Practice safe driving on the road – It is estimated that every two minutes, a driver makes 400 observations, 40 decisions and one mistake.
Expect bad decisions from other drivers and try to reduce your own.
Don’t Veer for Deer
Car-deer crashes are a $130 million a year problem in Michigan. To avoid these crashes, know the facts; take PRECAUTIONS and NEVER SWERVE TO AVOID HITTING A DEER. Most car-deer crash deaths and injuries occur when drivers swerve to avoid hitting a deer and strike a fixed object or hit another vehicle instead. About 80% of all car-deer crashes occur on two lane roads between dusk and dawn.
These are tips from the Michigan Deer Crash Coalition:
- Be aware, awake, alert and sober when driving.
- Be especially alert in spring and fall, and at dawn and dusk.
- Pay attention to speed limit and deer crossing signs.
- When you see a deer, slow down and expect more of them. Deer travel in herds, in single file. Where one is seen, others may soon appear.
- Don’t expect to deter deer by flashing your lights, using high beam or honking.

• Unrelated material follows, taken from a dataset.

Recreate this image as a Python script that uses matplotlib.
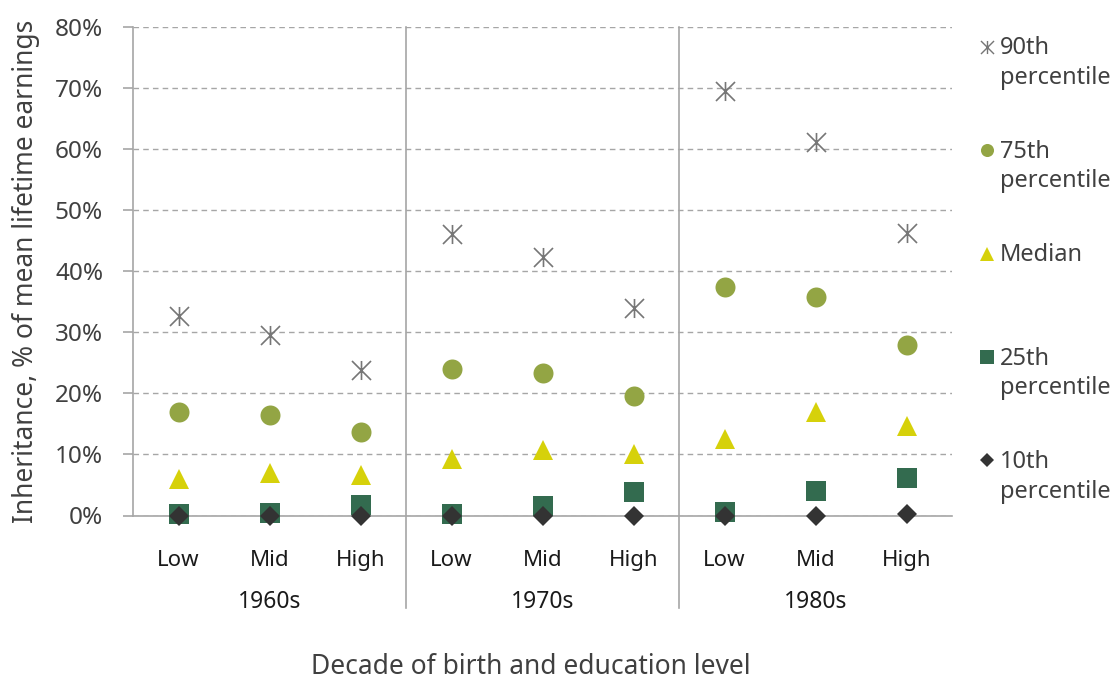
import matplotlib
matplotlib.use("Agg")
import matplotlib.pyplot as plt
from matplotlib.lines import Line2D
from matplotlib.path import Path

# --- data ---
decades = ["1960s", "1970s", "1980s"]
levels = ["Low", "Mid", "High"]

p90 = [32.7, 29.6, 23.9, 46.1, 42.4, 34.0, 69.6, 61.1, 46.3]
p75 = [16.9, 16.5, 13.6, 24.0, 23.3, 19.6, 37.4, 35.8, 27.9]
median = [6.0, 7.0, 6.6, 9.2, 10.8, 10.0, 12.5, 16.9, 14.6]
p25 = [0.2, 0.35, 1.8, 0.3, 1.5, 3.9, 0.5, 4.0, 6.1]
p10 = [0.0, 0.0, 0.0, 0.0, 0.0, 0.0, 0.0, 0.0, 0.3]

series_labels = ["90th\npercentile", "75th\npercentile", "Median",
                 "25th\npercentile", "10th\npercentile"]

# asterisk-like marker: an X with a vertical bar
star = Path([(-1, -1), (1, 1), (-1, 1), (1, -1), (0, -1), (0, 1)],
            [Path.MOVETO, Path.LINETO, Path.MOVETO, Path.LINETO, Path.MOVETO, Path.LINETO])

styles = [
    dict(marker=star, ms=13.7, mfc="none", mec="#767676", mew=1.2),
    dict(marker="o", ms=14.4, mfc="#93a544", mec="none", mew=0),
    dict(marker="^", ms=13.7, mfc="#d6d10a", mec="none", mew=0),
    dict(marker="s", ms=13.7, mfc="#336b4f", mec="none", mew=0),
    dict(marker="D", ms=9.7, mfc="#333333", mec="none", mew=0),
]
legend_ms = [9.4, 9.4, 10.0, 10.0, 7.1]

plt.rcParams["font.family"] = ["Noto Sans", "DejaVu Sans"]

W, H = 1116, 681
fig = plt.figure(figsize=(W / 100, H / 100), dpi=100)
ax = fig.add_axes([133 / W, 1 - 515.5 / H, 819 / W, 488.5 / H])

x = list(range(len(decades) * len(levels)))
for vals, st in zip([p90, p75, median, p25, p10], styles):
    ax.plot(x, vals, linestyle="none", clip_on=False, zorder=3, **st)

ax.set_xlim(-0.5, len(x) - 0.5)
ax.set_ylim(0, 80)
ax.set_yticks(range(0, 81, 10))
ax.set_yticklabels([f"{v}%" for v in range(0, 81, 10)])
ax.yaxis.grid(True, linestyle=(0, (4, 3)), color="#a6a6a6", linewidth=1)
ax.set_axisbelow(True)

for s in ["top", "right"]:
    ax.spines[s].set_visible(False)
ax.spines["left"].set_color("#a6a6a6")
ax.spines["left"].set_linewidth(1.2)
ax.spines["bottom"].set_color("#a6a6a6")
ax.spines["bottom"].set_linewidth(1.2)

ax.tick_params(axis="y", direction="out", length=7.5, width=1.2, color="#a6a6a6",
               labelsize=17.5, labelcolor="#404040", pad=14)

# education level tick labels
ax.set_xticks(x)
ax.set_xticklabels(levels * len(decades))
ax.tick_params(axis="x", length=0, labelsize=16, labelcolor="#1a1a1a", pad=24.5)

# decade group labels and separators
for i, d in enumerate(decades):
    ax.text(i * 3 + 1, -0.177, d, transform=ax.get_xaxis_transform(),
            ha="center", va="center", fontsize=16.5, color="#1a1a1a")
for i in range(1, len(decades)):
    ax.plot([i * 3 - 0.5] * 2, [1, -0.19], transform=ax.get_xaxis_transform(),
            color="#a6a6a6", lw=1.2, clip_on=False)

ax.set_ylabel("Inheritance, % of mean lifetime earnings", fontsize=19, color="#404040")
ax.yaxis.set_label_coords(-0.113, 0.5)
ax.set_xlabel("Decade of birth and education level", fontsize=19, color="#404040",
              va="baseline")
ax.xaxis.set_label_coords(0.486, -(674 - 515.5) / 488.5)

# legend drawn by hand so the marker lines up with the first text line
for k, (lab, st) in enumerate(zip(series_labels, styles)):
    base = 54.5 + k * 103.4
    lg = dict(st)
    lg["ms"] = legend_ms[k]
    if k == 0:
        lg["mew"] = 1.0
    fig.add_artist(Line2D([986.7 / W], [1 - (base - 7.7) / H], transform=fig.transFigure,
                          linestyle="none", **lg))
    for j, line in enumerate(lab.split("\n")):
        fig.text(1000 / W, 1 - (base + j * 29.5) / H, line, fontsize=17,
                 color="#404040", ha="left", va="baseline")

fig.savefig("out.png", dpi=100)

- If a crash in unavoidable – DON’T SWERVE. Brake firmly, hold onto the steering wheel, stay in your lane and bring your vehicle to a controlled stop.
- If you hit a deer, pull over, turn on emergency flashers and take safety precautions if you leave your vehicle.
- Don’t attempt to remove a deer from the roadway unless you are convinced it is dead. An injured deer is dangerous.
- Call 911 to report the accident.
- Always wear your seatbelt.
- Do not clutter up your windows or viewing area with signs, ornaments or other hanging items.
- Make sure windows, headlights and taillights are clear of snow and/or frost before driving.
- Allow extra driving time during poor weather conditions. Always drive in a manner that allows you to stop your car safely.
- Do not get involved in roadway confrontations where another driver’s “Road Rage” may draw you into a dangerous situation.
- If another driver becomes angry with you, try to ignore him/her and do not make eye contact with the person.